Species of gastropod

Leiocithara infulata is a species of sea snail, a marine gastropod mollusk in the family Mangeliidae.

==Description==
The length of the shell attains 3.5 mm, its diameter 1.7 mm.

(Original description) The small shell is very solid, regularly biconical and sharply angled at the shoulder. Its colour is white, or pale buff with narrow bands of darker buff. It contains 5 whorls, including a protoconch of two smooth rounded whorls. The body whorl measures two-thirds of the shell's length.

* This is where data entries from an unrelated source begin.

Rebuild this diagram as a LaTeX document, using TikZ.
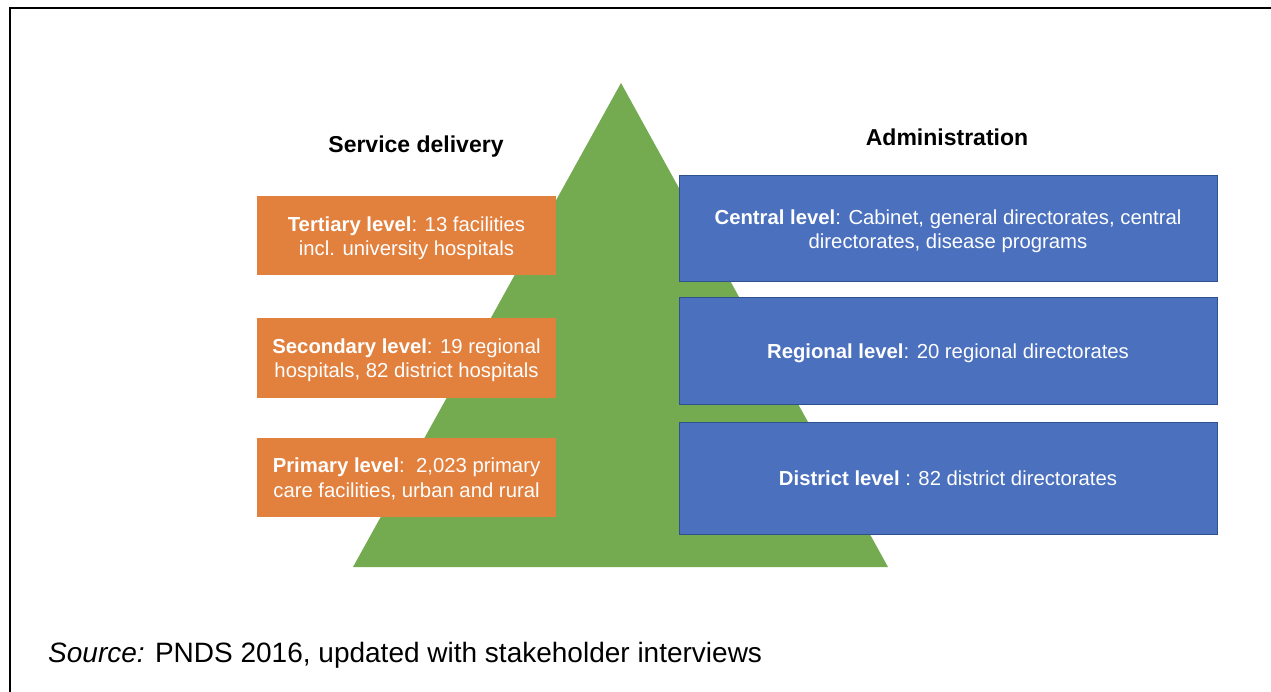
\documentclass[tikz,border=0pt]{standalone}
\usepackage{fontspec}
\setmainfont{Liberation Sans}
\definecolor{orangebox}{RGB}{226,128,62}
\definecolor{bluebox}{RGB}{74,112,190}
\definecolor{blueedge}{RGB}{47,82,143}
\definecolor{greentri}{RGB}{116,170,80}
\begin{document}
\begin{tikzpicture}[x=1pt,y=-1pt,
  sdbox/.style={fill=orangebox, minimum width=299pt, minimum height=79pt, text=white, align=center, inner sep=0pt, text depth=0pt, font=\fontsize{20.3}{24.5}\selectfont},
  adbox/.style={fill=bluebox, draw=blueedge, line width=1pt, minimum width=538pt, text=white, align=center, inner sep=0pt, text depth=0pt, font=\fontsize{20.3}{24.5}\selectfont},
  heading/.style={font=\fontsize{23}{27}\selectfont\bfseries, inner sep=0pt},
  frameline/.style={line width=2pt, black}]
\useasboundingbox (0,0) rectangle (1271,692);
\fill[white] (0,0) rectangle (1271,692);
\draw[frameline] (10,692) -- (10,8) -- (1271,8);
\fill[greentri] (621,83) -- (888,567) -- (353,567) -- cycle;
\node[heading] (sd) at (416,147) {Service delivery};
\node[heading] (ad) at (947,137) {Administration};
\node[sdbox] (ter) at (406.5,236) {\textbf{Tertiary level}: 13 facilities\\incl. university hospitals};
\node[sdbox] (sec) at (406.5,358) {\textbf{Secondary level}: 19 regional\\hospitals, 82 district hospitals};
\node[sdbox] (pri) at (406.5,477.5) {\textbf{Primary level}:\ \ 2,023 primary\\care facilities, urban and rural};
\node[adbox, minimum height=106pt] (cen) at (948,229) {\textbf{Central level}: Cabinet, general directorates, central\\directorates, disease programs};
\node[adbox, minimum height=106pt] (reg) at (948,351) {\textbf{Regional level}: 20 regional directorates};
\node[adbox, minimum height=112pt] (dis) at (948,478) {\textbf{District level} : 82 district directorates};
\node[anchor=base west, inner sep=0pt, font=\fontsize{28}{33}\selectfont] (src) at (48,662) {\textit{Source:} PNDS 2016, updated with stakeholder interviews};
\end{tikzpicture}
\end{document}
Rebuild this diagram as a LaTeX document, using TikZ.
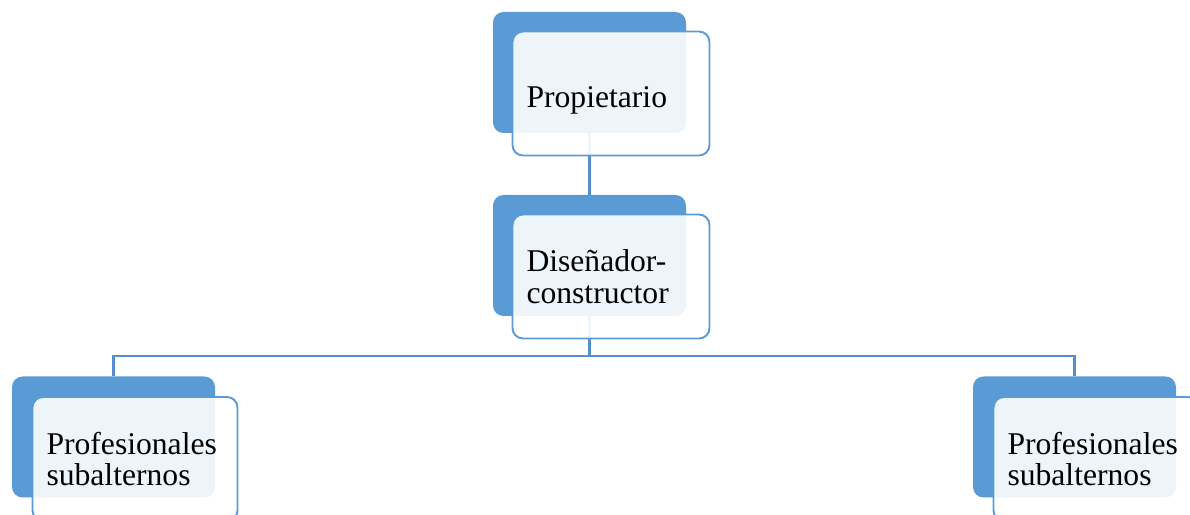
\documentclass[tikz,border=0pt]{standalone}
\usepackage{fontspec}
\setmainfont{Liberation Serif}
\usepackage{tikz}
\usetikzlibrary{positioning, calc}
\definecolor{orgblue}{HTML}{5B9BD5}
\definecolor{orgline}{HTML}{5590CC}

\begin{document}
\begin{tikzpicture}[
    back/.style={rectangle, rounded corners=6pt, draw=none, fill=orgblue,
                 minimum width=#1, minimum height=2.42cm},
    front/.style={rectangle, rounded corners=6pt, draw=orgblue, line width=1.1pt,
                  fill=white, fill opacity=0.9, text opacity=1,
                  text width=#1, inner xsep=0.28cm, minimum height=2.48cm,
                  align=left, font=\fontsize{18}{18}\selectfont},
    link/.style={draw=orgline, line width=1.2pt}
]
\useasboundingbox (0,0) rectangle (23.8,10.3);

\node[back=3.86cm] (propb) at (11.79,8.85) {};
\node[back=3.86cm] (disb)  at (11.79,5.19) {};
\node[back=4.06cm] (lsubb) at (2.27,1.56)  {};
\node[back=4.06cm] (rsubb) at (21.49,1.56) {};

\coordinate (bus) at ($(disb.south)+(0,-0.8)$);
\draw[link] (propb) -- (disb);
\draw[link] (disb.south) -- (bus) -| (lsubb.north);
\draw[link] (bus) -| (rsubb.north);

\node[front=3.38cm, text height=0.68cm, xshift=0.43cm, yshift=-0.42cm] (prop) at (propb) {Propietario};
\node[front=3.38cm, xshift=0.43cm, yshift=-0.42cm] (dis)  at (disb)  {Diseñador-\\constructor};
\node[front=3.54cm, xshift=0.43cm, yshift=-0.44cm] (lsub) at (lsubb) {Profesionales\\subalternos};
\node[front=3.54cm, xshift=0.43cm, yshift=-0.44cm] (rsub) at (rsubb) {Profesionales\\subalternos};
\end{tikzpicture}
\end{document}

Sculpture: on the body- whorl are eight widely spaced thick and prominent vertical ribs radiating from the suture, and vanishing on the base. On the shoulder these are linked and overrun by a spiral cord of nearly equal calibre. This sculpture is repeated on the penultimate whorl, where the radials are smaller and closer. On the antepenultimate whorl the spiral cord degenerates, and the radials are closer, rounder, and more oblique. Apart from this, the shell has, in general, a smooth expression, but a few faint spirals mark the base, while still fainter scratches traverse the rest of the shell. The aperture is narrow, protected by a heavy outstanding varix, anteriorly with a semicircular excavation, followed by a tubercle on either side. The siphonal canal is short, broad and effuse.

==Distribution==
This marine species is endemic to Australia and occurs off Queensland.